(Items listed in a dataset)
◇ ◇ ◇ ◇ ◇

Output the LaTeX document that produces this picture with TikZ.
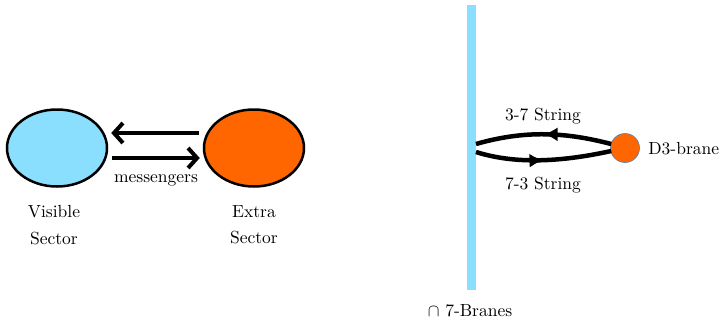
\documentclass[tikz,border=0pt]{standalone}
\usetikzlibrary{arrows.meta,decorations.markings,calc,shapes.geometric}
\definecolor{skyb}{HTML}{8ADFFF}
\definecolor{orng}{HTML}{FF6600}
\definecolor{rimc}{HTML}{4F7FB0}
\begin{document}
\begin{tikzpicture}[x=1pt,y=-1pt,
  lbl/.style={font=\fontsize{10}{12}\selectfont, scale=1.75, transform shape, inner sep=0pt, align=center},
  sector/.style={ellipse, draw=black, line width=2.5pt, minimum width=100pt, minimum height=77pt, inner sep=0pt},
  bigarrow/.style={line width=4.5pt, -{Straight Barb[length=9pt,width=20pt,line width=4pt]}},
  strline/.style={line width=4.5pt, postaction={decorate}},
  midleft/.style={decoration={markings, mark=at position 0.5 with {\arrow{Latex[length=14pt,width=14pt]}}}},
]
\useasboundingbox (0,0) rectangle (721,322);
% left part
\node[sector, fill=skyb] (vis) at (57,148) {};
\node[sector, fill=orng] (ext) at (254,148) {};
\draw[bigarrow] ($(ext.west)+(-4,-15)$) -- ($(vis.east)+(3,-15)$);
\draw[bigarrow] ($(vis.east)+(4,10)$) -- ($(ext.west)+(-3,10)$);
\node[lbl] (msg) at (156,180) {messengers};
\node[lbl] (vl) at (54,225) {Visible\\[3pt]Sector};
\node[lbl] (el) at (254,225) {Extra\\[3pt]Sector};
% right part
\fill[skyb] (467,5) rectangle (476,290);
\coordinate (barT) at (476,144);
\coordinate (barB) at (476,152);
\node[circle, fill=orng, draw=rimc, line width=0.6pt, minimum size=29pt, inner sep=0pt] (d3) at (625,148) {};
\node[lbl, anchor=west] (d3l) at (648,149) {D3-brane};
\draw[strline, midleft] ($(d3.west)+(1,-4)$) .. controls (565,132) and (525,130) .. (barT);
\draw[strline, midleft] (barB) .. controls (520,166) and (570,160) .. ($(d3.west)+(1,3)$);
\node[lbl] (s37) at (543,116) {3-7 String};
\node[lbl] (s73) at (543,185) {7-3 String};
\node[lbl] (br) at (470,311) {$\cap$ 7-Branes};
\end{tikzpicture}
\end{document}
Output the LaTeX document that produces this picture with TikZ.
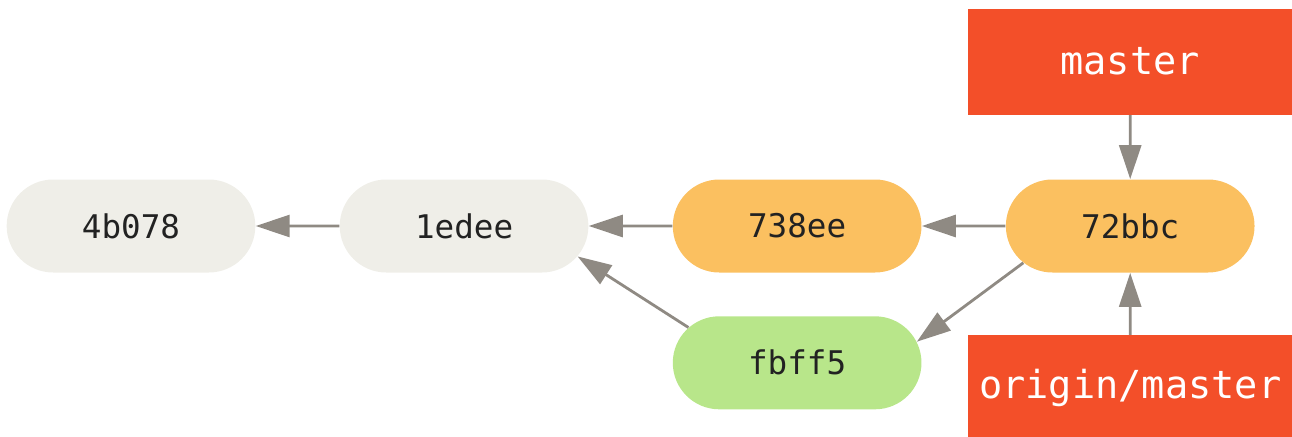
\documentclass[tikz,border=0pt]{standalone}
\usepackage{fontspec}
\setmonofont{DejaVu Sans Mono}
\usepackage{tikz}
\usetikzlibrary{shapes.misc, arrows.meta, positioning}
\definecolor{commit-old}{RGB}{239,238,232}
\definecolor{commit-orange}{RGB}{251,192,96}
\definecolor{commit-green}{RGB}{184,230,138}
\definecolor{commit-text}{RGB}{34,34,34}
\definecolor{git-red}{RGB}{243,79,41}
\definecolor{arrow-grey}{RGB}{143,138,131}

\begin{document}
\begin{tikzpicture}[
    node distance=21.5pt and 41.8pt,
    commit/.style={rounded rectangle, minimum width=131pt, minimum height=46.5pt, font=\fontsize{16.3}{18}\selectfont\ttfamily, text=commit-text},
    oldc/.style={commit, fill=commit-old},
    newc/.style={commit, fill=commit-orange},
    localc/.style={commit, fill=commit-green},
    branch/.style={rectangle, fill=git-red, minimum width=162.5pt, minimum height=53pt, font=\fontsize{19.3}{22}\selectfont\ttfamily, text=white},
    arrow/.style={-{Triangle[length=17pt,width=11pt]}, line width=1.4pt, draw=arrow-grey}
]

\useasboundingbox (0,0) rectangle (646pt,218pt);
\clip (0,0) rectangle (646pt,218pt);

% Commits
\node[oldc] (c4b078) at (65.5pt,105pt) {4b078};
\node[oldc, right=of c4b078] (c1edee) {1edee};
\node[newc, right=of c1edee] (c738ee) {738ee};
\node[newc, right=of c738ee] (c72bbc) {72bbc};
\node[localc, below=of c738ee] (cfbff5) {fbff5};

% Branches
\node[branch, above=32pt of c72bbc] (master) {master};
\node[branch, below=31pt of c72bbc] (origin) {origin/master};

% Setas
\draw[arrow] (c1edee) -- (c4b078);
\draw[arrow] (c738ee) -- (c1edee);
\draw[arrow] (c72bbc) -- (c738ee);
\draw[arrow] (cfbff5.162.8) -- (c1edee.-15.6);
\draw[arrow] (c72bbc.199) -- (cfbff5.10.5);
\draw[arrow] (master) -- (c72bbc);
\draw[arrow] (origin) -- (c72bbc);

\end{tikzpicture}
\end{document}
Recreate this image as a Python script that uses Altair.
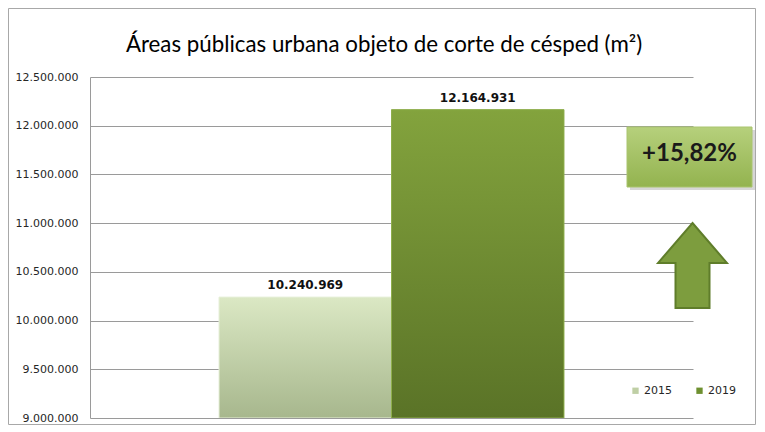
import altair as alt
import pandas as pd

years = ["2015", "2019"]
areas = [10240969, 12164931]
y_ticks = [9000000, 9500000, 10000000, 10500000, 11000000, 11500000, 12000000, 12500000]
title_text = "Áreas públicas urbana objeto de corte de césped (m²)"
change_text = "+15,82%"

W, H = 603, 341
PL, PT, PR, PB = 82, 69, 64, 8

df = pd.DataFrame({"year": years, "area": areas})

dot_fmt = "replace(replace(format({v}, ',.0f'), ',', '.'), ',', '.')"

x_enc = alt.X("year:N", axis=None,
              scale=alt.Scale(domain=years, paddingInner=0, paddingOuter=0.748))
y_enc = alt.Y("area:Q",
              scale=alt.Scale(domain=[9000000, 12500000], nice=False, zero=False),
              axis=alt.Axis(values=y_ticks, title=None, grid=True, gridColor="#9a9a9a",
                            gridWidth=1, domain=True, domainColor="#9a9a9a", ticks=False,
                            labelPadding=12, labelFont="DejaVu Sans", labelFontSize=11,
                            labelColor="#262626",
                            labelExpr=dot_fmt.format(v="datum.value")))
y2_enc = alt.datum(y_ticks[0])

grad15 = alt.Gradient(gradient="linear", x1=0, x2=0, y1=0, y2=1,
                      stops=[alt.GradientStop(offset=0, color="#dbe8c4"),
                             alt.GradientStop(offset=1, color="#a7b78d")])
grad19 = alt.Gradient(gradient="linear", x1=0, x2=0, y1=0, y2=1,
                      stops=[alt.GradientStop(offset=0, color="#83a33d"),
                             alt.GradientStop(offset=1, color="#5a7327")])
grad_box = alt.Gradient(gradient="linear", x1=0, x2=0, y1=0, y2=1,
                        stops=[alt.GradientStop(offset=0, color="#b6d07c"),
                               alt.GradientStop(offset=1, color="#93b34f")])

base = alt.Chart(df)

bars_solid = base.mark_bar(clip=True).encode(
    x=x_enc, y=y_enc, y2=y2_enc,
    color=alt.Color("year:N",
                    scale=alt.Scale(domain=years, range=["#bfcfa5", "#6e9030"]),
                    legend=alt.Legend(orient="none", legendX=540, legendY=308,
                                      direction="horizontal", title=None,
                                      symbolType="square", symbolSize=40,
                                      symbolStrokeWidth=0,
                                      labelFont="DejaVu Sans", labelFontSize=11,
                                      labelColor="#262626", columnPadding=22,
                                      labelOffset=3)),
)

bars_grad = base.mark_bar(clip=True).encode(
    x=x_enc, y=y_enc, y2=y2_enc,
    fill=alt.condition(alt.datum.year == "2015", alt.value(grad15), alt.value(grad19)),
    stroke=alt.condition(alt.datum.year == "2015", alt.value("#e6efd8"), alt.value("#8fae4c")),
    strokeWidth=alt.value(1),
)

bar_labels = base.transform_calculate(
    lbl=dot_fmt.format(v="datum.area")
).mark_text(baseline="bottom", dy=-5, font="DejaVu Sans", fontSize=12,
            fontWeight="bold", color="#111111").encode(
    x=x_enc, y=y_enc, text="lbl:N")

one = alt.Data(values=[{"t": 0}])

frame = alt.Chart(one).mark_rect(fill="transparent", stroke="#a8a8a8", strokeWidth=1).encode(
    x=alt.value(-PL + 0.5), x2=alt.value(W + PR - 1.5),
    y=alt.value(-PT + 0.5), y2=alt.value(H + PB - 1.5))

title = alt.Chart(one).mark_text(text=title_text, font="Lato",
                                 fontSize=22.3, color="#000000", baseline="middle",
                                 align="center").encode(
    x=alt.value(294), y=alt.value(-32))

box_shadow = alt.Chart(one).mark_rect(fill="#8a8a8a", opacity=0.35).encode(
    x=alt.value(540), x2=alt.value(665), y=alt.value(53), y2=alt.value(113))
box = alt.Chart(one).mark_rect(fill=grad_box, stroke="#a9c46e", strokeWidth=1).encode(
    x=alt.value(537), x2=alt.value(662), y=alt.value(50), y2=alt.value(110))
box_text = alt.Chart(one).mark_text(text=change_text, font="Lato",
                                    fontSize=24, fontWeight="bold", color="#1a1a1a",
                                    baseline="middle", align="center").encode(
    x=alt.value(599.5), y=alt.value(77))

arrow_path = "M0,-1 L0.81,-0.06 L0.4,-0.06 L0.4,1 L-0.4,1 L-0.4,-0.06 L-0.81,-0.06 Z"
arrow = alt.Chart(one).mark_point(shape=arrow_path, filled=True, fill="#7d9d3e",
                                  stroke="#5f7d2a", strokeWidth=2, opacity=1,
                                  size=7225).encode(
    x=alt.value(602.5), y=alt.value(188.5))

chart = alt.layer(
    frame, bars_solid, bars_grad, bar_labels, title, box_shadow, box, box_text, arrow
).properties(
    width=W, height=H,
    autosize=alt.AutoSizeParams(type="none"),
    padding={"left": PL, "top": PT, "right": PR, "bottom": PB},
    background="white",
).configure_view(stroke=None)

chart.save("out.html", embed_options={"renderer": "svg", "actions": False})
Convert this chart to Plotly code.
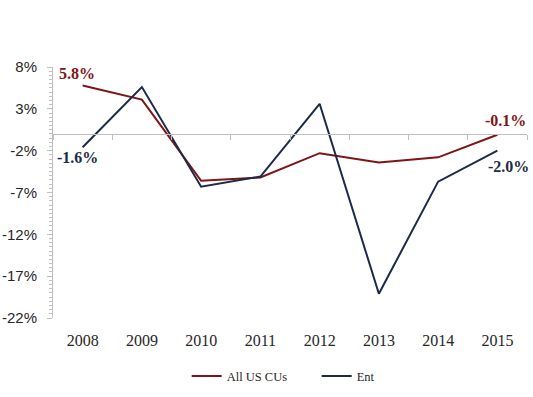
import plotly.graph_objects as go

years = ["2008", "2009", "2010", "2011", "2012", "2013", "2014", "2015"]
all_us_cus = [5.8, 4.1, -5.6, -5.2, -2.3, -3.4, -2.8, -0.1]
ent = [-1.6, 5.6, -6.3, -5.1, 3.6, -19.1, -5.7, -2.0]
y_ticks = [-22, -17, -12, -7, -2, 3, 8]

RED = "#7D1416"
NAVY = "#1B2A47"
AXIS = "#BFBFBF"
TXT = "#262626"
FONT = "Liberation Serif"
SANS = "Liberation Sans"
ymin, ymax = -22, 8

fig = go.Figure()
fig.add_trace(go.Scatter(x=years, y=all_us_cus, mode="lines", name="All US CUs",
                         line=dict(color=RED, width=2)))
fig.add_trace(go.Scatter(x=years, y=ent, mode="lines", name="Ent",
                         line=dict(color=NAVY, width=2)))
# invisible helper trace so the zero-line category axis (with boundary ticks) renders
fig.add_trace(go.Scatter(x=years, y=ent, mode="lines", xaxis="x2", opacity=0,
                         showlegend=False, hoverinfo="skip", line=dict(width=0)))

def lbl(series, i, color, xshift, yshift):
    v = series[i]
    fig.add_annotation(x=i, y=v, xref="x", yref="y", text="<b>%.1f%%</b>" % v,
                       showarrow=False, xshift=xshift, yshift=yshift,
                       font=dict(family=FONT, size=16, color=color))

lbl(all_us_cus, 0, RED, -6, 12)
lbl(ent, 0, NAVY, -5, -10)
lbl(all_us_cus, 7, RED, 8, 14)
lbl(ent, 7, NAVY, 11, -16)

fig.update_layout(
    width=533, height=397,
    margin=dict(l=53, r=6, t=67, b=77),
    paper_bgcolor="white", plot_bgcolor="white",
    font=dict(family=FONT, size=16, color=TXT),
    showlegend=True,
    legend=dict(orientation="h", x=0.282, xanchor="left", y=-0.233, yanchor="middle",
                entrywidth=85, entrywidthmode="pixels",
                font=dict(family=FONT, size=12.5, color=TXT)),
    xaxis=dict(type="category", categoryorder="array", categoryarray=years,
               range=[-0.5, 7.5], showline=False, showgrid=False, zeroline=False,
               automargin=False,
               ticks="", ticklabelstandoff=11, tickfont=dict(size=16, color=TXT)),
    xaxis2=dict(type="category", categoryorder="array", categoryarray=years,
                overlaying="x", anchor="free", position=(0 - ymin) / (ymax - ymin),
                side="bottom", range=[-0.5, 7.5], tickson="boundaries", automargin=False,
                showticklabels=False, ticks="outside", ticklen=5, tickcolor=AXIS,
                showline=True, linecolor=AXIS, linewidth=1, showgrid=False, zeroline=False),
    yaxis=dict(range=[ymin, ymax], tickmode="array", tickvals=y_ticks,
               ticktext=["%d%%" % t for t in y_ticks], automargin=False,
               showline=True, linecolor=AXIS, linewidth=1, showgrid=False, zeroline=False,
               ticks="outside", ticklen=5, tickcolor=AXIS, ticklabelstandoff=7,
               minor=dict(dtick=0.5, tick0=0, ticks="outside", ticklen=3, tickcolor=AXIS),
               tickfont=dict(family=SANS, size=15, color=TXT)),
)

fig.write_html("out.html", config={"displayModeBar": False},
               post_script="document.body.style.margin='0';document.body.style.overflow='hidden';")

◇ ◇ ◇ ◇ ◇

Instruction: Restate word for word the part that opens with the line containing "Convert this chart to Plotly code." and closes with the line containing "ymin, ymax = -22, 8", both ends included, and nothing else. Omit any images.

Answer to the exercise:
Convert this chart to Plotly code.
import plotly.graph_objects as go

years = ["2008", "2009", "2010", "2011", "2012", "2013", "2014", "2015"]
all_us_cus = [5.8, 4.1, -5.6, -5.2, -2.3, -3.4, -2.8, -0.1]
ent = [-1.6, 5.6, -6.3, -5.1, 3.6, -19.1, -5.7, -2.0]
y_ticks = [-22, -17, -12, -7, -2, 3, 8]

RED = "#7D1416"
NAVY = "#1B2A47"
AXIS = "#BFBFBF"
TXT = "#262626"
FONT = "Liberation Serif"
SANS = "Liberation Sans"
ymin, ymax = -22, 8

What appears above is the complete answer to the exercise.